In this article we will try to address the one of the most asked question by beginners in the Apache Hadoop and Big Data ecosystem.
That is Is Hadoop a Database? or more specifically Is Hadoop Relational Database?
1. Is Hadoop a database
No Hadoop is not a database, to understand the difference we need to understand what exactly a database is and what exactly is Apache Hadoop.
1.1 Database and Relational Database
A database is a collection of data which is organized in a certain pattern in order to make it easily accessible, manageable and updatable so that people or the softwares can use it in a meaningful way.
Databases are mostly classified according to their organizational approach. The most common one being the relational database. A relational database is a tabular format in which data is defined and different relations between different type of data is defined so that it can be reorganized and accessed in different ways.
1.2 Apache hadoop
Hadoop is an open source framework for storing and processing big data in a distributed fashion on large clusters of commodity hardware. It is the open source version of the paradigm introduced by Google in their 2004 paper MapReduce
Apache Hadoop is a massively scalable storage and batch processing system. It provides and integrated storage and processing capabilities. This can be scaled horizontally with commodity hardware and provides fault tolerance.
2. Can Hadoop Replace Database
It is asked a lot that whether Hadoop can replace a database or not. There is not straight forward answer to this question. Hadoop or to be specific HDFS (Hadoop Distributed File System) can store data and there are components which can project it like a relational database structure to outside for querying but that is not the main competency of Apache Hadoop.
The main competency of Apache Hadoop is data processing and offloading heavy duty analytic work from the databases or other such systems so that they can concentrate on what they are designed for. For example, consider an RDBMS used for serving data and ensuring transactional consistency of all the data entered in it. Now if we use the same RDBMS to process this data and generate complex analytics reports from the large volume of data stored in it will not be the best strategy because it will need a significant amount of processing capabilities which can otherwise be used for the main work of the system. Now Hadoop is as we know is designed to store large amount of data in distributed fashion and then process this data in whatever way necessary. So what can be done in this example scenario is to keep RDBMS to serve the data and ensure transactional consistency and take this data from RDBMS from time to time and perform the required analytics using Apache Hadoop cluster completely separately from RDBMS.

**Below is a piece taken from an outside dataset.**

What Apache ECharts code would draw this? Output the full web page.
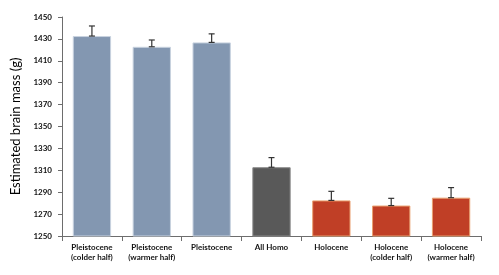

3. Difference in Hadoop and Relational Database Management Systems
There are few specific differences in Apache Hadoop and a Relational Database Management System which we will discuss below:
- The storage mechanisms in Apache Hadoop and RDBMS are completely different. Relational databases store information in tables defined by a specific schema whereas Apache Hadoop uses key-value pair as its fundamental unit for data storage. Though there are NoSQL databases available which make use of key-value storage but none of the Relation Database do so.
- In case of relational databases, SQL is used to query the data but the only thing specified in these queries are what data is required and there is no consideration on how the data is obtained. On the other hand Apache Hadoop make use of the MapReduce programs and concentrate on both what and how
- There is also a difference in how relational database scale and how Hadoop scales. In case of relational database, a lot of horsepower need to be added to the system and we need specific database class servers but in case of Hadoop a lot of community hardware systems can be added with normal horsepower to scale it.
To summarise, Apache Hadoop is not a database storage or relational storage, its main competency is to process data in a distributed fashion. It does have a storage component called HDFS (Hadoop Distributed File System) which stoes files used for processing but HDFS does not qualify as a relational database, it is just a storage model.
There are components like Hive which can work on top of HDFS and which allows users to query the HDFS storage using SQL like queries using HiveQL but that is just SQL like queries and does not make HDFS or Apcahe Hadoop a database or relational database.